The two sides also agreed to strengthen the social safety net to better protect the vulnerable. In this regard, the government will continue timely disbursements for social protection under BISP’s budget allocation — which is about a third higher than in the previous fiscal year.
This will allow for the expansion of the unconditional cash transfers (UCT) under the Kafalat programme to 9.3m families this fiscal year, with an annual inflation adjustment of the stipend.
“Looking forward, the authorities are seeking to improve the UCT Kafalat generosity level and to increase enrolment into the Conditional Cash Transfers programmes supporting children’s education and health,” the IMF said.
The two sides also agreed on further reforms to reduce costs in the energy sector and restore its viability.

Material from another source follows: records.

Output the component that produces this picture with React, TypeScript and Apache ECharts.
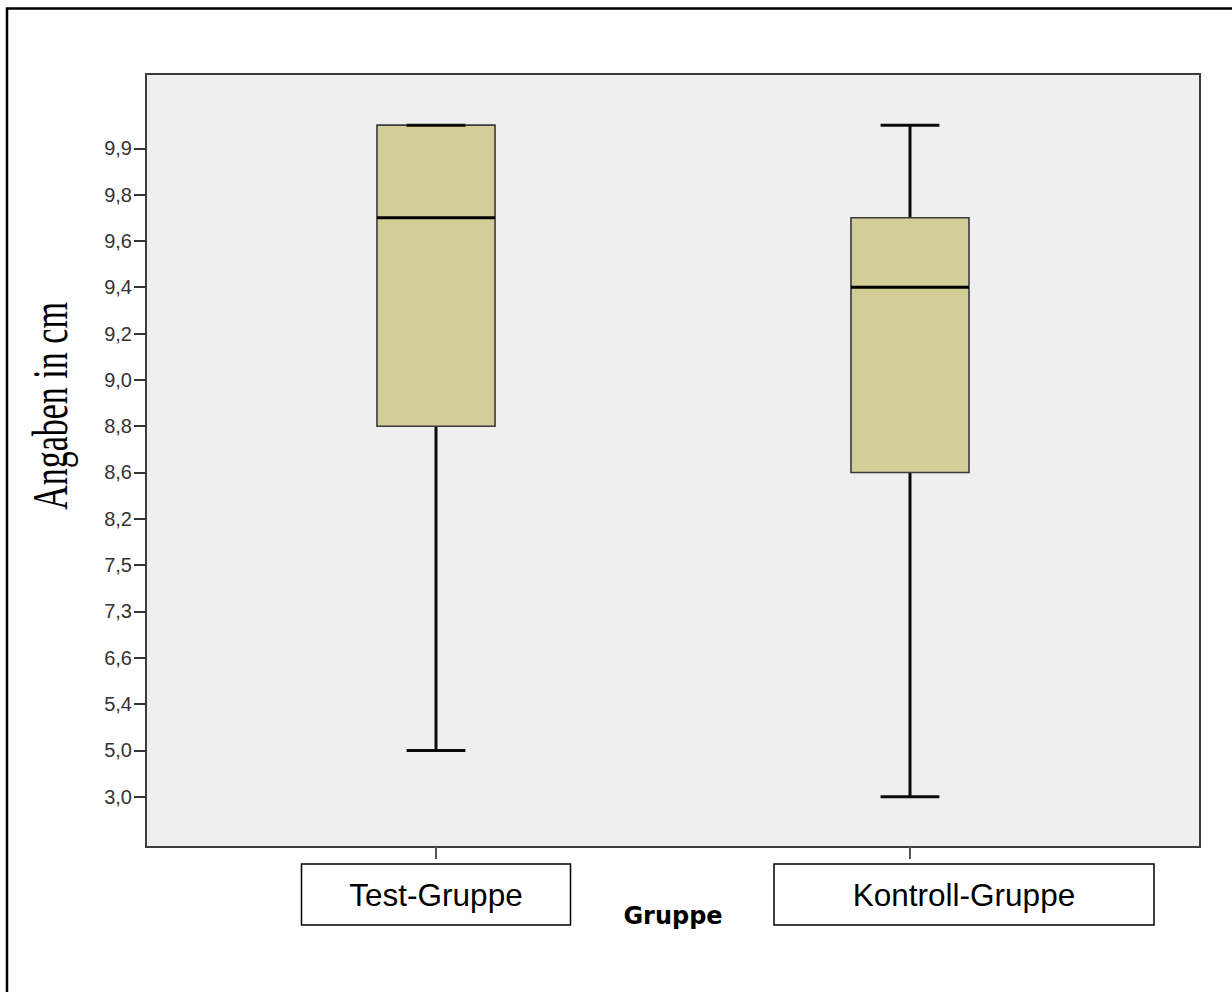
import React, { useEffect, useRef } from "react";
import * as echarts from "echarts";

// Group names along the x axis
const groups = ["Test-Gruppe", "Kontroll-Gruppe"];

// Tick labels of the rank-spaced y axis, bottom to top (one step per rank)
const yTickLabels = [
  "3,0", "5,0", "5,4", "6,6", "7,3", "7,5", "8,2", "8,6",
  "8,8", "9,0", "9,2", "9,4", "9,6", "9,8", "9,9",
];

// Five-number summaries as rank positions on the y axis:
// [minimum, lower quartile, median, upper quartile, maximum]
const testGroup = [1, 8, 12.5, 14.5, 14.5];
const controlGroup = [0, 7, 11, 12.5, 14.5];

const yTitle = "Angaben in cm";
const xTitle = "Gruppe";

const SANS = '"Liberation Sans", Arial, sans-serif';

export default function App() {
  const ref = useRef<HTMLDivElement>(null);

  useEffect(() => {
    if (!ref.current) return;
    const chart = echarts.init(ref.current, undefined, { renderer: "svg" });

    const yMin = -1.086;
    const yMax = 15.604;
    const tickPositions = yTickLabels.map((_, i) => i);
    const summaries = [testGroup, controlGroup];

    const option: any = {
      animation: false,
      backgroundColor: "#ffffff",
      grid: [
        {
          // framed plot area carrying the visible y axis
          left: 146,
          top: 74,
          width: 1054,
          height: 773,
          show: true,
          backgroundColor: "#efefef",
          borderColor: "#3c3c3c",
          borderWidth: 2,
        },
        {
          // inner band grid positioning the two groups
          left: 199,
          top: 74,
          width: 948,
          height: 773,
        },
      ],
      xAxis: [
        { gridIndex: 0, type: "value", show: false, min: 0, max: 1 },
        {
          gridIndex: 1,
          type: "category",
          data: groups,
          position: "bottom",
          axisLine: { show: false, onZero: false },
          axisTick: {
            show: true,
            alignWithLabel: true,
            length: 12,
            lineStyle: { color: "#555", width: 2 },
          },
          axisLabel: {
            interval: 0,
            margin: 17,
            formatter: (v: string, i: number) =>
              i === 0 ? `{a|${v}}` : `{s|}{b|${v}}`,
            rich: {
              a: {
                width: 269,
                height: 61,
                lineHeight: 61,
                align: "center",
                borderColor: "#000",
                borderWidth: 1.5,
                fontSize: 31.5,
                fontFamily: SANS,
                color: "#000",
              },
              s: { width: 108 },
              b: {
                width: 380,
                height: 61,
                lineHeight: 61,
                align: "center",
                borderColor: "#000",
                borderWidth: 1.5,
                fontSize: 31.5,
                fontFamily: SANS,
                color: "#000",
              },
            },
          },
          splitLine: { show: false },
          name: xTitle,
          nameLocation: "middle",
          nameGap: 57,
          nameMoveOverlap: false,
          nameTextStyle: {
            fontFamily: '"DejaVu Sans", Verdana, sans-serif',
            fontWeight: "bold",
            fontSize: 24,
            color: "#000",
          },
        },
      ],
      yAxis: [
        {
          gridIndex: 0,
          type: "value",
          min: yMin,
          max: yMax,
          axisLine: { show: false },
          splitLine: { show: false },
          axisTick: {
            show: true,
            length: 12,
            customValues: tickPositions,
            lineStyle: { color: "#333", width: 2 },
          },
          axisLabel: {
            margin: 14,
            customValues: tickPositions,
            formatter: (v: number) => yTickLabels[Math.round(v)] ?? "",
            fontSize: 20,
            fontFamily: SANS,
            color: "#333",
          },
        },
        {
          gridIndex: 1,
          type: "value",
          min: yMin,
          max: yMax,
          show: false,
        },
      ],
      series: [
        {
          type: "custom",
          xAxisIndex: 1,
          yAxisIndex: 1,
          clip: false,
          encode: { x: 0, y: [1, 2, 3, 4, 5] },
          data: summaries.map((s, i) => [i, ...s]),
          renderItem: (params: any, api: any) => {
            const cat = api.value(0);
            const lo = api.coord([cat, api.value(1)]);
            const q1 = api.coord([cat, api.value(2)]);
            const med = api.coord([cat, api.value(3)]);
            const q3 = api.coord([cat, api.value(4)]);
            const hi = api.coord([cat, api.value(5)]);
            const band = api.size([1, 0])[0];
            const boxW = band * 0.249;
            const capW = band * 0.124;
            const x = lo[0];
            const whisker = { stroke: "#0a0a0a", lineWidth: 3 };
            return {
              type: "group",
              children: [
                {
                  type: "line",
                  shape: { x1: x, y1: q1[1], x2: x, y2: lo[1] },
                  style: whisker,
                },
                {
                  type: "line",
                  shape: { x1: x, y1: q3[1], x2: x, y2: hi[1] },
                  style: whisker,
                },
                {
                  type: "rect",
                  shape: {
                    x: x - boxW / 2,
                    y: q3[1],
                    width: boxW,
                    height: q1[1] - q3[1],
                  },
                  style: { fill: "#d3ce97", stroke: "#3a3a3a", lineWidth: 1.6 },
                },
                {
                  type: "line",
                  shape: { x1: x - capW / 2, y1: lo[1], x2: x + capW / 2, y2: lo[1] },
                  style: whisker,
                },
                {
                  type: "line",
                  shape: { x1: x - capW / 2, y1: hi[1], x2: x + capW / 2, y2: hi[1] },
                  style: whisker,
                },
                {
                  type: "line",
                  shape: { x1: x - boxW / 2, y1: med[1], x2: x + boxW / 2, y2: med[1] },
                  style: { stroke: "#000", lineWidth: 3 },
                },
              ],
            };
          },
        },
      ],
      graphic: [
        {
          // page frame
          type: "rect",
          shape: { x: 7, y: 8.5, width: 1400, height: 1200 },
          style: { fill: "none", stroke: "#000", lineWidth: 2.5 },
          silent: true,
        },
        {
          // condensed serif title running bottom to top
          type: "text",
          x: 50,
          y: 406,
          rotation: Math.PI / 2,
          scaleX: 0.68,
          style: {
            text: yTitle,
            fontFamily: '"Liberation Serif", "Times New Roman", serif',
            fontSize: 50,
            fill: "#000",
            align: "center",
            verticalAlign: "middle",
          },
        },
      ],
    };

    chart.setOption(option);
    return () => chart.dispose();
  }, []);

  return (
    <div
      ref={ref}
      style={{ position: "absolute", left: 0, top: 0, width: 1232, height: 992 }}
    />
  );
}
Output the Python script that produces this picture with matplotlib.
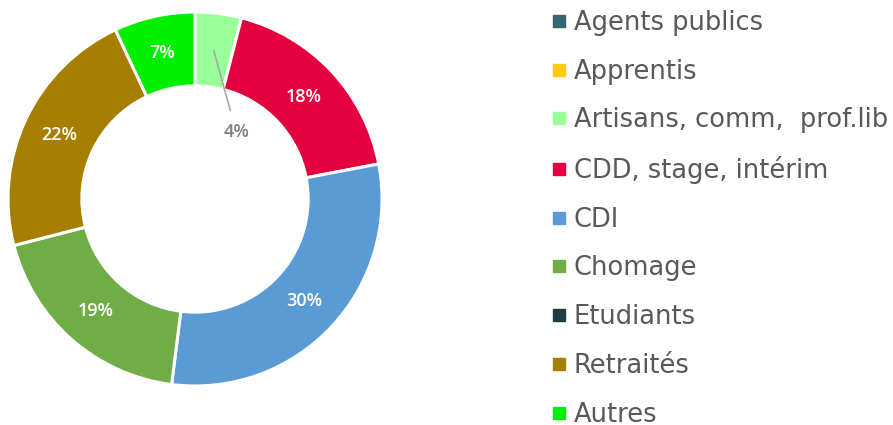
import matplotlib
matplotlib.use("Agg")
import matplotlib.pyplot as plt
from matplotlib.lines import Line2D
import numpy as np

categories = ["Agents publics", "Apprentis", "Artisans, comm,  prof.lib", "CDD, stage, intérim",
              "CDI", "Chomage", "Etudiants", "Retraités", "Autres"]
values = [0, 0, 4, 18, 30, 19, 0, 22, 7]
colors = ["#376574", "#FFC914", "#99FF99", "#E4003F", "#5B9BD5", "#70AD47", "#1F3C45", "#A67F00", "#00EE00"]

W, H = 893, 425
fig = plt.figure(figsize=(W / 100, H / 100), dpi=100)

cx, cy, R = 195, 199, 187
ax = fig.add_axes([(cx - R) / W, (H - cy - R) / H, 2 * R / W, 2 * R / H])

nz = [i for i, v in enumerate(values) if v > 0]
vals = [values[i] for i in nz]
cols = [colors[i] for i in nz]
wedges, _ = ax.pie(vals, colors=cols, startangle=90, counterclock=False, radius=1,
                   wedgeprops=dict(width=0.395, edgecolor="white", linewidth=2.2))
ax.set_xlim(-1, 1)
ax.set_ylim(-1, 1)
ax.set_aspect("equal")
ax.axis("off")

total = sum(vals)
label_font = dict(family=["Open Sans", "DejaVu Sans"], fontsize=13, fontweight="semibold")
ang = 90.0
for i, v in zip(nz, vals):
    sweep = 360.0 * v / total
    mid = np.deg2rad(ang - sweep / 2)
    ang -= sweep
    rm = 0.80
    txt = f"{v}%"
    if v < 5:
        xy = (rm * np.cos(mid), rm * np.sin(mid))
        xt = (0.22, 0.36)
        ax.annotate(txt, xy=xy, xytext=xt, ha="center", va="center", color="#7F7F7F",
                    arrowprops=dict(arrowstyle="-", color="#A6A6A6", lw=1.2,
                                    shrinkA=7, shrinkB=0), **label_font)
    else:
        ax.text(rm * np.cos(mid), rm * np.sin(mid), txt, ha="center", va="center",
                color="white", **label_font)

handles = [Line2D([0], [0], marker="s", linestyle="none", markersize=8,
                  markerfacecolor=c, markeredgecolor=c) for c in colors]
leg = fig.legend(handles, categories, loc="upper left", bbox_to_anchor=(541.5 / W, 1 + 0.5 / H),
                 frameon=False, handlelength=0.6, handletextpad=0.25, labelspacing=0.885,
                 prop=dict(family=["DejaVu Sans"], size=18.5), borderaxespad=0)
for t in leg.get_texts():
    t.set_color("#595959")

fig.savefig("out.png", dpi=100)
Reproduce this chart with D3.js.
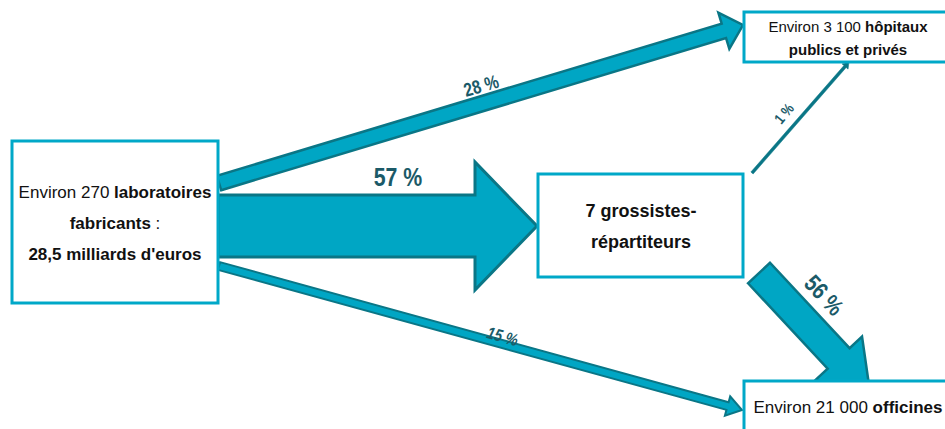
<!DOCTYPE html>
<html>
<head>
<meta charset="utf-8">
<script src="https://cdn.jsdelivr.net/npm/d3@7"></script>
<style>
  body { margin: 0; background: #fff; }
  svg { display: block; font-family: "Liberation Sans", Arial, sans-serif; }
</style>
</head>
<body>
<svg width="945" height="429"></svg>
<script>
// nodes of the flow
const nodeIds = ["labo", "hopitaux", "grossistes", "officines"];
const nodeLines = [
  [[["Environ 270 ", false], ["laboratoires", true]], [["fabricants", true], [" :", false]], [["28,5 milliards d'euros", true]]],
  [[["Environ 3 100 ", false], ["hôpitaux", true]], [["publics et privés", true]]],
  [[["7 grossistes-", true]], [["répartiteurs", true]]],
  [[["Environ 21 000 ", false], ["officines", true]]]
];

// flows (share of sales)
const flowFrom = ["labo", "labo", "labo", "grossistes", "grossistes"];
const flowTo = ["grossistes", "hopitaux", "officines", "hopitaux", "officines"];
const flowPct = [57, 28, 15, 1, 56];

// layout (positions only)
const boxes = {
  labo:       { x: 12,  y: 141, w: 206, h: 162, fs: 17, lines: [198, 229, 260], cx: 115 },
  hopitaux:   { x: 744, y: 12,  w: 210, h: 50,  fs: 15, lines: [32, 55], cx: 848 },
  grossistes: { x: 538, y: 174, w: 205, h: 103, fs: 18, lines: [217, 248], cx: 641 },
  officines:  { x: 744, y: 381, w: 210, h: 60,  fs: 17, lines: [413], cx: 848 }
};
const arrows = [
  { t: [218, 226], h: [537, 226], sw: 62, hw: 128, hl: 62, sk: 3 },
  { t: [219, 183], h: [743, 25],  sw: 15, hw: 38,  hl: 20, sk: 2.5 },
  { t: [219, 266], h: [742, 410], sw: 8,  hw: 20,  hl: 15, sk: 2 },
  { t: [752, 173], h: [849, 62],  sw: 3,  hw: 8,   hl: 6,  sk: 0.5 },
  { t: [759, 273], h: [870, 392], sw: 30, hw: 64,  hl: 46, sk: 2.5 }
];
const labels = [
  { x: 398, y: 186, fs: 26, rot: 0,     italic: false },
  { x: 483, y: 92,  fs: 19, rot: -16.6, italic: false },
  { x: 501, y: 342, fs: 17, rot: 15.4,  italic: true },
  { x: 788, y: 117, fs: 15, rot: -50,   italic: false },
  { x: 818, y: 301, fs: 24, rot: 47,    italic: false }
];

const fillC = "#00a6c4", edgeC = "#0a7686", boxC = "#00a8c8", labC = "#1b5a68";

const svg = d3.select("svg");
const line = d3.line();

function arrowPts(a) {
  const [x1, y1] = a.t, [x2, y2] = a.h;
  const L = Math.hypot(x2 - x1, y2 - y1);
  const ux = (x2 - x1) / L, uy = (y2 - y1) / L;
  const nx = -uy, ny = ux;
  const bx = x2 - ux * a.hl, by = y2 - uy * a.hl;
  const s = a.sw / 2, h = a.hw / 2;
  return [
    [x1 + nx * s, y1 + ny * s], [bx + nx * s, by + ny * s], [bx + nx * h, by + ny * h],
    [x2, y2],
    [bx - nx * h, by - ny * h], [bx - nx * s, by - ny * s], [x1 - nx * s, y1 - ny * s]
  ];
}

// arrows
svg.selectAll("path.flow")
  .data(flowPct)
  .enter().append("path")
  .attr("class", "flow")
  .attr("d", (d, i) => line(arrowPts(arrows[i])) + "Z")
  .attr("fill", (d, i) => i === 3 ? edgeC : fillC)
  .attr("stroke", edgeC)
  .attr("stroke-width", (d, i) => arrows[i].sk)
  .attr("stroke-linejoin", "miter");

// boxes drawn over arrow ends
const node = svg.selectAll("g.node")
  .data(nodeIds)
  .enter().append("g")
  .attr("class", "node");

node.append("rect")
  .attr("x", d => boxes[d].x)
  .attr("y", d => boxes[d].y)
  .attr("width", d => boxes[d].w)
  .attr("height", d => boxes[d].h)
  .attr("fill", "#fff")
  .attr("stroke", boxC)
  .attr("stroke-width", 3);

node.each(function (d, i) {
  const b = boxes[d];
  const g = d3.select(this);
  nodeLines[i].forEach((parts, j) => {
    const t = g.append("text")
      .attr("x", b.cx)
      .attr("y", b.lines[j])
      .attr("text-anchor", "middle")
      .attr("font-size", b.fs)
      .attr("fill", "#111");
    parts.forEach(p => t.append("tspan").text(p[0]).attr("font-weight", p[1] ? "bold" : "normal"));
  });
});

// percentage labels
svg.selectAll("text.pct")
  .data(flowPct)
  .enter().append("text")
  .attr("class", "pct")
  .attr("transform", (d, i) => `translate(${labels[i].x},${labels[i].y}) rotate(${labels[i].rot}) scale(0.82,1)`)
  .attr("text-anchor", "middle")
  .attr("font-size", (d, i) => labels[i].fs)
  .attr("font-weight", "bold")
  .attr("font-style", (d, i) => labels[i].italic ? "italic" : "normal")
  .attr("fill", labC)
  .text(d => d + " %");
</script>
</body>
</html>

With the combined circular debt (CD) across power and gas sectors exceeding 4pc of GDP, immediate action was critical that included power tariff adjustments pending since July this year and increased gas prices after a long time, effective Nov 1.
The IMF conceded that these tariff increases were “substantial” but were necessary to avoid further arrears that threatened the viability of these sectors and the provision of critical energy supplies.
The authorities are also moving to tackle cost-side pressures, including bringing private sector participation to power distribution companies (Discos), institutionalising recovery and anti-theft actions, improving the terms of power purchase agreements, and reducing the incentives for captive power.
Officials said the negotiations with Chinese investors for improving power purchase agreement terms were reinforced by the IMF at the earliest.
The lender insisted on returning to a market-determined exchange rate at the earliest and rebuilding foreign exchange reserves.
It noted that while inflows following increased regulatory and law enforcement helped normalise import and foreign exchange payments and rebuild reserves, the authorities recognise that the rupee must remain market-determined to sustainably alleviate external pressures and rebuild reserves.
“To support this, they plan to strengthen the transparency and efficiency of the FX (foreign exchange) market and to refrain from administrative actions to influence the rupee,” it said.
The government and the IMF also agreed that while inflation was on the decline with appropriately tight monetary policy, there would be no delay in responding resolutely if near-term price pressures emerged again, including due to second-round effects on core inflation or renewed exchange rate depreciation.
The IMF also noted that the government was determined to implement a triage plan for state-owned enterprises, including privatising some of them.
High governance and transparency standards will apply to the management of assets under the ownership of the newly created sovereign wealth fund and the operations of the Special Investment Facilitation Council (SIFC).
To further strengthen governance, the authorities will ensure public access to asset declarations from cabinet members and a task force, with participation from independent experts, will comprehensively review the anti-corruption framework.